◆ REQUIRED TASK: From the first line of the data below through the line bearing "a_high_cens_s = [36.7, 29.3, 29.3, 29.3]", reproduce each line exactly; do not include pictures.

◆ MATERIAL:
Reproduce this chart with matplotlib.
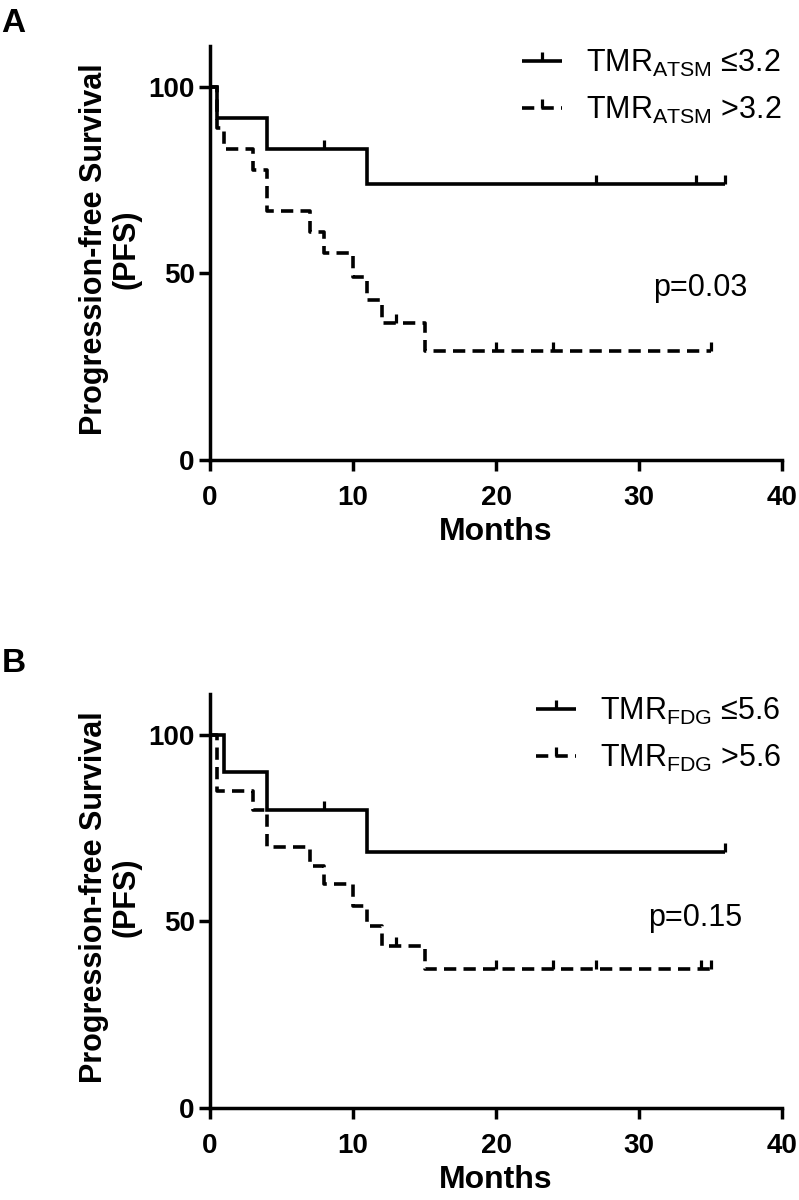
import matplotlib
matplotlib.use("Agg")
import matplotlib.pyplot as plt
from matplotlib.path import Path
from matplotlib.lines import Line2D

plt.rcParams['font.family'] = ['Liberation Sans', 'DejaVu Sans']
plt.rcParams['mathtext.default'] = 'regular'

# ---------------- data ----------------
# Panel A
a_low_t = [0, 0.5, 4, 11, 36]
a_low_s = [100, 91.7, 83.3, 74.1, 74.1]
a_low_cens_t = [8, 27, 34, 36]
a_low_cens_s = [83.3, 74.1, 74.1, 74.1]

a_high_t = [0, 0.5, 1, 3, 4, 7, 8, 10, 11, 12, 15, 35]
a_high_s = [100, 88.9, 83.3, 77.8, 66.7, 61.1, 55.6, 49.0, 42.8, 36.7, 29.3, 29.3]
a_high_cens_t = [13, 20, 24, 35]
a_high_cens_s = [36.7, 29.3, 29.3, 29.3]

# Panel B
b_low_t = [0, 1, 4, 11, 36]
b_low_s = [100, 90, 80, 68.6, 68.6]
b_low_cens_t = [8, 36]
b_low_cens_s = [80, 68.6]

b_high_t = [0, 0.5, 3, 4, 7, 8, 10, 11, 12, 15, 35]
b_high_s = [100, 85, 80, 70, 65, 60, 54.2, 48.8, 43.4, 37.2, 37.2]
b_high_cens_t = [13, 20, 24, 27, 34.3, 35]
b_high_cens_s = [43.4, 37.2, 37.2, 37.2, 37.2, 37.2]

labels_a = [r'TMR$_{ATSM}$ ≤3.2', r'TMR$_{ATSM}$ >3.2']
labels_b = [r'TMR$_{FDG}$ ≤5.6', r'TMR$_{FDG}$ >5.6']
pvals = ['p=0.03', 'p=0.15']
panel_letters = ['A', 'B']
x_ticks = [0, 10, 20, 30, 40]
y_ticks = [0, 50, 100]
xlabel = 'Months'
ylabel = 'Progression-free Survival\n(PFS)'

# ---------------- style ----------------
LW = 2.6
DASH = (3.4, 2.0)
tick_marker = Path([(0, 0), (0, 1)], [Path.MOVETO, Path.LINETO])
MS = 13

fig = plt.figure(figsize=(7.99, 12.0), dpi=100)
ax_a = fig.add_axes([0.2628, 0.6167, 0.716, 0.345])
ax_b = fig.add_axes([0.2628, 0.0767, 0.716, 0.345])

panels = [
    (ax_a, (a_low_t, a_low_s, a_low_cens_t, a_low_cens_s),
     (a_high_t, a_high_s, a_high_cens_t, a_high_cens_s), labels_a, pvals[0],
     (34.3, 46)),
    (ax_b, (b_low_t, b_low_s, b_low_cens_t, b_low_cens_s),
     (b_high_t, b_high_s, b_high_cens_t, b_high_cens_s), labels_b, pvals[1],
     (33.9, 51)),
]

for ax, low, high, labs, pv, ppos in panels:
    # solid curve
    ax.step(low[0], low[1], where='post', color='black', lw=LW,
            solid_joinstyle='miter', solid_capstyle='butt', clip_on=False, zorder=3)
    ax.plot(low[2], low[3], ls='none', marker=tick_marker, ms=MS, mew=2.3,
            color='black', clip_on=False, zorder=3)
    # dashed curve
    ax.step(high[0], high[1], where='post', color='black', lw=LW,
            dashes=DASH, dash_capstyle='butt', clip_on=False, zorder=3)
    ax.plot(high[2], high[3], ls='none', marker=tick_marker, ms=MS, mew=2.3,
            color='black', clip_on=False, zorder=3)

    ax.set_xlim(0, 40)
    ax.set_ylim(0, 111)
    ax.set_xticks(x_ticks)
    ax.set_yticks(y_ticks)
    for s in ['top', 'right']:
        ax.spines[s].set_visible(False)
    for s in ['left', 'bottom']:
        ax.spines[s].set_linewidth(2.5)
    ax.tick_params(axis='both', length=8, width=2.5, labelsize=20)
    ax.tick_params(axis='x', pad=10)
    ax.tick_params(axis='y', pad=3)
    for lab in ax.get_xticklabels() + ax.get_yticklabels():
        lab.set_fontweight('bold')
    ax.set_xlabel(xlabel, fontsize=23, fontweight='bold', labelpad=4)
    ax.text(-0.175, 0.51, ylabel, transform=ax.transAxes, rotation=90,
            ha='center', va='center', fontsize=22, fontweight='bold',
            multialignment='center', linespacing=1.1)

    handles = [
        Line2D([], [], color='black', lw=LW, marker=tick_marker, ms=MS, mew=2.3,
               solid_capstyle='butt'),
        Line2D([], [], color='black', lw=LW, dashes=DASH, marker=tick_marker,
               ms=MS, mew=2.3),
    ]
    ax.legend(handles, labs, loc='upper right', bbox_to_anchor=(1.0, 0.995),
              frameon=False, fontsize=22, handlelength=1.3, handletextpad=0.8,
              labelspacing=0.5, borderpad=0, borderaxespad=0, numpoints=1)

    ax.text(ppos[0], ppos[1], pv, ha='center', va='center', fontsize=22)

for letter, y in zip(panel_letters, [0.993, 0.46]):
    fig.text(0.002, y, letter, ha='left', va='top', fontsize=24, fontweight='bold')

fig.savefig('out.png', dpi=100)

◆ SOLUTION:
Reproduce this chart with matplotlib.
import matplotlib
matplotlib.use("Agg")
import matplotlib.pyplot as plt
from matplotlib.path import Path
from matplotlib.lines import Line2D

plt.rcParams['font.family'] = ['Liberation Sans', 'DejaVu Sans']
plt.rcParams['mathtext.default'] = 'regular'

# ---------------- data ----------------
# Panel A
a_low_t = [0, 0.5, 4, 11, 36]
a_low_s = [100, 91.7, 83.3, 74.1, 74.1]
a_low_cens_t = [8, 27, 34, 36]
a_low_cens_s = [83.3, 74.1, 74.1, 74.1]

a_high_t = [0, 0.5, 1, 3, 4, 7, 8, 10, 11, 12, 15, 35]
a_high_s = [100, 88.9, 83.3, 77.8, 66.7, 61.1, 55.6, 49.0, 42.8, 36.7, 29.3, 29.3]
a_high_cens_t = [13, 20, 24, 35]
a_high_cens_s = [36.7, 29.3, 29.3, 29.3]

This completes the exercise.